**Exercise objective:** Using the listing below, give again exactly the lines from the line with "Clone this chart in Plotly." to the line with "130, 37, 9.1]", inclusive, without the pictures.

-- Start of Material provided --

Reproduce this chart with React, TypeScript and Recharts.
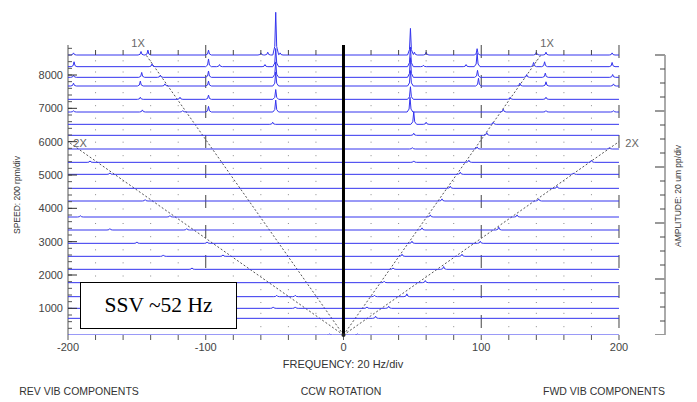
import React from "react";
import {
  ComposedChart,
  Line,
  XAxis,
  YAxis,
  ReferenceLine,
  ReferenceDot,
  Scatter,
} from "recharts";

// trace speeds (rpm), top to bottom
const speeds = [
  8600, 8250, 7930, 7670, 7270, 6890, 6520, 6190, 5780, 5380, 5020, 4600,
  4220, 3740, 3350, 2950, 2560, 2170, 1770, 1350, 1000, 700, 200,
];

// peaks per trace: [frequency Hz, amplitude um pp]
const peaks: [number, number][][] = [
  [[-196, 3], [-147, 5], [-142, 7], [-98, 7], [-60, 3], [-55, 4], [-49.2, 61], [-46, 3], [48.6, 38], [51.5, 4], [60, 4], [97, 9], [140, 4], [147, 4], [195, 3]],
  [[-195.6, 7], [-139, 4], [-98, 11], [-90, 3], [-57, 3], [-49.2, 26], [48.6, 28], [58, 2], [89, 3], [97, 19], [138, 6], [146, 7], [195, 6]],
  [[-196, 3], [-146.5, 7], [-133, 3], [-98, 9], [-49.2, 22], [48.6, 28], [97.3, 10], [133, 4], [146.5, 6], [195.4, 4]],
  [[-196, 4], [-147.5, 7], [-129.6, 3], [-98, 7], [-49.2, 20], [48.6, 22], [98, 11], [128, 4], [147, 6], [196, 3]],
  [[-147.5, 3], [-118.7, 3], [-98, 6], [-49.2, 14], [48.6, 18], [121, 3], [147, 3]],
  [[-196, 2], [-146, 3], [-116.7, 2], [-98, 8], [-49.2, 17], [48.3, 21], [116, 4], [147, 2], [196, 2]],
  [[-51.4, 3], [51, 18], [60, 3], [108.7, 3]],
  [[51, 3], [104, 4]],
  [[50, 2], [97, 3], [193, 2]],
  [[-184, 2], [51, 2], [91, 3], [180, 3]],
  [[-169.6, 2], [84.8, 3], [167, 2]],
  [[77.5, 3], [155, 3]],
  [[-144, 2], [71.5, 3], [141.7, 3]],
  [[-191, 2], [-126, 2], [63, 3], [126, 3]],
  [[-169.6, 2], [-113.8, 2], [57, 3], [112.7, 4]],
  [[-150, 2], [-99, 2], [49.7, 3], [99.3, 3]],
  [[-130.8, 2], [-87.5, 2], [42.5, 3], [86, 3]],
  [[-110, 2], [36, 2], [72.7, 4]],
  [[29.5, 2], [59.4, 3]],
  [[-48.5, 2], [-35, 2], [22.5, 2], [46, 4]],
  [[-51, 2], [-35, 2], [17, 2], [32.8, 3]],
  [[23.3, 3]],
  [[-10, 1.5], [10, 1.5]],
];

const freqTicks = [
  -200, -180, -160, -140, -120, -100, -80, -60, -40, -20, 0, 20, 40, 60, 80,
  100, 120, 140, 160, 180, 200,
];
const freqMajor = [-200, -100, 0, 100, 200];
const speedTicks = [1000, 2000, 3000, 4000, 5000, 6000, 7000, 8000];
const ampTicks = [
  0, 20, 40, 60, 80, 100, 120, 140, 160, 180, 200, 220, 240, 260, 280, 300,
  320, 340, 360, 380, 400,
];
const ampMajorTicks = [0, 80, 160, 240, 320, 400];
const orders = [1, 2];
const orderTopSpeeds = [8600, 6000];

const SPEED_MIN = 200;
const SPEED_MAX = 9950;
const AXIS_TOP = 8900;
const RPM_PER_UM = 21;
const FREQ_MAX = 233.4;
const PEAK_W = 0.7;

const speedMinorTicks: number[] = [];
for (let s = 400; s <= 8800; s += 200) speedMinorTicks.push(s);

const peakShape = (d: number) => {
  const t = Math.abs(d) / PEAK_W;
  if (t >= 3) return 0;
  if (t >= 1) return (0.2 * (3 - t)) / 2;
  return 1 - 0.8 * t;
};

const buildTrace = (speed: number, list: [number, number][]) => {
  const xs = new Set<number>([-200, 200]);
  list.forEach(([f]) => [-3, -1, 0, 1, 3].forEach((k) => xs.add(f + k * PEAK_W)));
  return [...xs]
    .filter((x) => x >= -200 && x <= 200)
    .sort((a, b) => a - b)
    .map((x) => ({
      x,
      y: speed + RPM_PER_UM * list.reduce((s, [f, a]) => s + a * peakShape(x - f), 0),
    }));
};

const traces = speeds.map((s, i) => buildTrace(s, peaks[i]));

const gridDots: { x: number; y: number }[] = [];
freqTicks
  .filter((f) => !freqMajor.includes(f))
  .forEach((f) => {
    for (let i = 0; i < speeds.length - 1; i++) {
      gridDots.push({ x: f, y: (speeds[i] + speeds[i + 1]) / 2 });
    }
  });
const topTicks = freqTicks
  .filter((f) => !freqMajor.includes(f))
  .map((f) => ({ x: f, y: speeds[0] }));

const leftMinor = speedMinorTicks.map((y) => ({ x: -200, y }));
const leftMajor = speedTicks.map((y) => ({ x: -200, y }));
const rightMinor = ampTicks.map((y) => ({ x: FREQ_MAX, y }));
const rightMajor = ampMajorTicks.map((y) => ({ x: FREQ_MAX, y }));

const font = "'Liberation Sans', Arial, sans-serif";

const tickMark =
  (dx1: number, dx2: number, stroke: string, w = 1) =>
  (p: any) =>
    (
      <line
        x1={p.cx + dx1}
        x2={p.cx + dx2}
        y1={p.cy}
        y2={p.cy}
        stroke={stroke}
        strokeWidth={w}
      />
    );

const txt = (
  left: number,
  top: number,
  text: string,
  size: number,
  color = "#333",
  rotate = 0
) => (
  <div
    style={{
      position: "absolute",
      left,
      top,
      transform: `translate(-50%, -50%) rotate(${rotate}deg)`,
      whiteSpace: "nowrap",
      fontFamily: font,
      fontSize: size,
      color,
      lineHeight: 1,
    }}
  >
    {text}
  </div>
);

export default function App() {
  return (
    <div
      style={{
        position: "absolute",
        left: 0,
        top: 0,
        width: 697,
        height: 402,
        background: "#fff",
      }}
    >
      <ComposedChart
        width={697}
        height={402}
        margin={{ top: 10, right: 32, bottom: 37, left: 8 }}
      >
        <XAxis
          type="number"
          dataKey="x"
          domain={[-200, FREQ_MAX]}
          allowDataOverflow
          ticks={freqTicks}
          interval={0}
          tickFormatter={(v) => (freqMajor.includes(v) ? String(v) : "")}
          axisLine={false}
          tickSize={5}
          tickMargin={3}
          height={30}
          tickLine={{ stroke: "#555" }}
          tick={{ fill: "#444", fontSize: 11, fontFamily: font }}
        />
        <YAxis
          type="number"
          domain={[SPEED_MIN, SPEED_MAX]}
          allowDataOverflow
          ticks={speedTicks}
          interval={0}
          width={60}
          axisLine={false}
          tickLine={false}
          tickSize={0}
          tickMargin={5}
          tick={{ fill: "#444", fontSize: 11, fontFamily: font }}
        />
        <YAxis
          yAxisId="amp"
          orientation="right"
          type="number"
          domain={[0, (SPEED_MAX - SPEED_MIN) / RPM_PER_UM]}
          allowDataOverflow
          hide
        />

        <Scatter
          data={gridDots}
          dataKey="y"
          isAnimationActive={false}
          shape={(p: any) => (
            <rect x={p.cx - 0.5} y={p.cy - 0.5} width={1} height={1} fill="#8a8a8a" />
          )}
        />
        <Scatter
          data={topTicks}
          dataKey="y"
          isAnimationActive={false}
          shape={(p: any) => (
            <line x1={p.cx} x2={p.cx} y1={p.cy - 5} y2={p.cy} stroke="#444" />
          )}
        />
        <Scatter data={leftMinor} dataKey="y" isAnimationActive={false} shape={tickMark(0, 4, "#555")} />
        <Scatter data={leftMajor} dataKey="y" isAnimationActive={false} shape={tickMark(-3, 9, "#333")} />
        <Scatter yAxisId="amp" data={rightMinor} dataKey="y" isAnimationActive={false} shape={tickMark(-5, 0, "#444")} />
        <Scatter yAxisId="amp" data={rightMajor} dataKey="y" isAnimationActive={false} shape={tickMark(-10, 0, "#999", 2)} />

        {[-100, 100, 200].map((f) => (
          <ReferenceLine
            key={"g" + f}
            segment={[
              { x: f, y: AXIS_TOP },
              { x: f, y: SPEED_MIN },
            ]}
            stroke="#444"
            strokeDasharray="13 17"
          />
        ))}
        <ReferenceLine
          segment={[
            { x: -200, y: AXIS_TOP },
            { x: -200, y: SPEED_MIN },
          ]}
          stroke="#555"
        />
        <ReferenceLine
          yAxisId="amp"
          segment={[
            { x: FREQ_MAX, y: 0 },
            { x: FREQ_MAX, y: 400 },
          ]}
          stroke="#aaa"
          strokeWidth={2}
        />

        {orders.map((o, i) =>
          [-1, 1].map((side) => (
            <ReferenceLine
              key={`o${o}${side}`}
              segment={[
                { x: 0, y: SPEED_MIN },
                { x: (side * o * orderTopSpeeds[i]) / 60, y: orderTopSpeeds[i] },
              ]}
              stroke="#555"
              strokeDasharray="2 2"
            />
          ))
        )}

        {traces.map((d, i) => (
          <Line
            key={i}
            data={d}
            dataKey="y"
            type="linear"
            stroke="#3434ee"
            strokeWidth={1}
            dot={false}
            activeDot={false}
            isAnimationActive={false}
          />
        ))}

        <ReferenceLine
          segment={[
            { x: 0, y: AXIS_TOP },
            { x: 0, y: SPEED_MIN },
          ]}
          stroke="#000"
          strokeWidth={3}
        />
        <ReferenceDot x={0} y={SPEED_MIN} r={2} fill="#222" stroke="none" />
      </ComposedChart>

      {txt(17, 195, "SPEED: 200 rpm/div", 8.5, "#333", -90)}
      {txt(678, 196, "AMPLITUDE: 20 um pp/div", 8.5, "#333", -90)}
      {txt(343, 364, "FREQUENCY: 20 Hz/div", 11)}
      {txt(79, 391, "REV VIB COMPONENTS", 10.5)}
      {txt(341, 391, "CCW ROTATION", 10.5)}
      {txt(604, 391, "FWD VIB COMPONENTS", 10.5)}
      {txt(138, 43, "1X", 11, "#666")}
      {txt(547, 43, "1X", 11, "#666")}
      {txt(80, 142.5, "2X", 11, "#666")}
      {txt(632, 142.5, "2X", 11, "#666")}

      <div
        style={{
          position: "absolute",
          left: 80,
          top: 282,
          width: 157,
          height: 47,
          boxSizing: "border-box",
          border: "1.5px solid #000",
          background: "#fff",
          display: "flex",
          alignItems: "center",
          justifyContent: "center",
          fontFamily: "'Liberation Serif', 'Times New Roman', serif",
          fontSize: 21.5,
          color: "#000",
        }}
      >
        SSV ~52 Hz
      </div>
    </div>
  );
}
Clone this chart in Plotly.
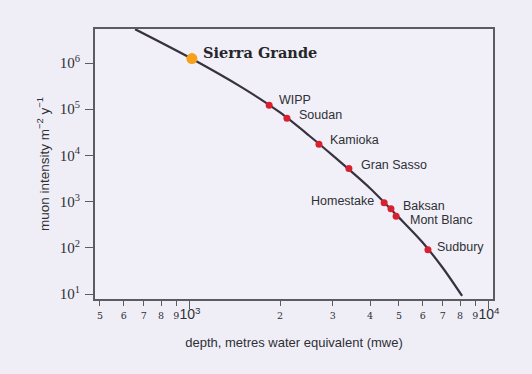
import math
import plotly.graph_objects as go

# Muon intensity versus depth curve (metres water equivalent)
curve_depth = [655, 1000, 1500, 2000, 2500, 3000, 4000, 5000, 6000, 7000, 8130]
curve_intensity = [5.4e6, 1.3e6, 2.9e5, 8.5e4, 2.7e4, 1.0e4, 1.95e3, 450, 130, 37, 9.1]

# Underground laboratories on the curve
site_names = ["WIPP", "Soudan", "Kamioka", "Gran Sasso", "Homestake",
              "Baksan", "Mont Blanc", "Sudbury"]
site_depth = [1840, 2110, 2700, 3400, 4460, 4700, 4890, 6250]
site_intensity = [1.22e5, 6.4e4, 1.75e4, 5.2e3, 950, 700, 480, 91]

# Highlighted site
highlight_name = "Sierra Grande"
highlight_depth = 1015
highlight_intensity = 1.25e6

# Axis ticks
y_tickvals = [1e1, 1e2, 1e3, 1e4, 1e5, 1e6]
y_ticktext = ["10<sup>1</sup>", "10<sup>2</sup>", "10<sup>3</sup>",
              "10<sup>4</sup>", "10<sup>5</sup>", "10<sup>6</sup>"]
x_tickvals = [500, 600, 700, 800, 900, 1000, 2000, 3000, 4000, 5000,
              6000, 7000, 8000, 9000, 10000]
x_ticktext = ["5", "6", "7", "8", "9", "10<sup>3</sup>", "2", "3", "4", "5",
              "6", "7", "8", "9", "10<sup>4</sup>"]

BIG = '<span style="font-family:Liberation Sans, Arial;font-size:14px">{}</span>'
x_ticktext_fmt = [BIG.format(t) if t.startswith("10") else t for t in x_ticktext]

INK = "#2f2f34"
AXIS = "#5c5c60"
BG = "#efeef7"

fig = go.Figure()

fig.add_trace(go.Scatter(
    x=curve_depth, y=curve_intensity, mode="lines",
    line=dict(color="#38313e", width=2.2, shape="spline", smoothing=0.8),
    hoverinfo="skip", showlegend=False,
))

fig.add_trace(go.Scatter(
    x=site_depth, y=site_intensity, mode="markers",
    marker=dict(color="#d8202e", size=7),
    showlegend=False,
))

fig.add_trace(go.Scatter(
    x=[highlight_depth], y=[highlight_intensity], mode="markers",
    marker=dict(color="#f7a01c", size=11),
    showlegend=False,
))

# label offsets in pixels: (horizontal gap, vertical lift)
label_shift = [(9, 5), (11, 3), (10, 4), (11, 4), (-9, 1.5), (11, 3), (13, -4), (8, 2.5)]

annotations = []
for name, xd, yi, (dx, dy) in zip(site_names, site_depth, site_intensity, label_shift):
    annotations.append(dict(
        x=math.log10(xd), y=math.log10(yi), xref="x", yref="y",
        text=name, showarrow=False,
        xanchor="left" if dx > 0 else "right", yanchor="middle",
        xshift=dx, yshift=dy, borderpad=0,
        font=dict(family="Liberation Sans, Arial", size=12.5, color=INK),
    ))

annotations.append(dict(
    x=math.log10(highlight_depth), y=math.log10(highlight_intensity),
    xref="x", yref="y",
    text="<b>" + highlight_name + "</b>", showarrow=False,
    xanchor="left", yanchor="middle", xshift=9, yshift=6,
    font=dict(family="DejaVu Serif", size=14.5, color="#26262a"),
))

fig.update_layout(
    width=532, height=374,
    margin=dict(l=95, r=39, t=29, b=75),
    paper_bgcolor=BG, plot_bgcolor="#f1f0f8",
    annotations=annotations,
    showlegend=False,
)

fig.update_xaxes(
    type="log", range=[2.6823, 4.0134],
    tickmode="array", tickvals=x_tickvals, ticktext=x_ticktext_fmt,
    tickangle=0, ticklabelstandoff=2,
    tickfont=dict(family="DejaVu Serif", size=9.5, color=INK),
    ticks="outside", ticklen=5, tickwidth=1.2, tickcolor=AXIS,
    minor=dict(tickmode="array", tickvals=[1000, 10000], ticks="outside",
               ticklen=8, tickwidth=1.2, tickcolor=AXIS),
    showgrid=False, zeroline=False,
    showline=True, linecolor=AXIS, linewidth=2, mirror=True,
    title=dict(text="depth, metres water equivalent (mwe)",
               font=dict(family="Liberation Sans, Arial", size=13, color=INK),
               standoff=16),
)

fig.update_yaxes(
    type="log", range=[0.892, 6.736],
    tickmode="array", tickvals=y_tickvals, ticktext=y_ticktext,
    tickfont=dict(family="Liberation Serif", size=15, color=INK),
    ticks="outside", ticklen=8, tickwidth=1.2, tickcolor=AXIS,
    ticklabelstandoff=2,
    showgrid=False, zeroline=False,
    showline=True, linecolor=AXIS, linewidth=2, mirror=True,
    title=dict(text="muon intensity m<sup>−2</sup> y<sup>−1</sup>",
               font=dict(family="Liberation Sans, Arial", size=13.5, color=INK),
               standoff=7),
)

fig.write_html("out.html")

-- End of Material provided --

**The response:**
Clone this chart in Plotly.
import math
import plotly.graph_objects as go

# Muon intensity versus depth curve (metres water equivalent)
curve_depth = [655, 1000, 1500, 2000, 2500, 3000, 4000, 5000, 6000, 7000, 8130]
curve_intensity = [5.4e6, 1.3e6, 2.9e5, 8.5e4, 2.7e4, 1.0e4, 1.95e3, 450, 130, 37, 9.1]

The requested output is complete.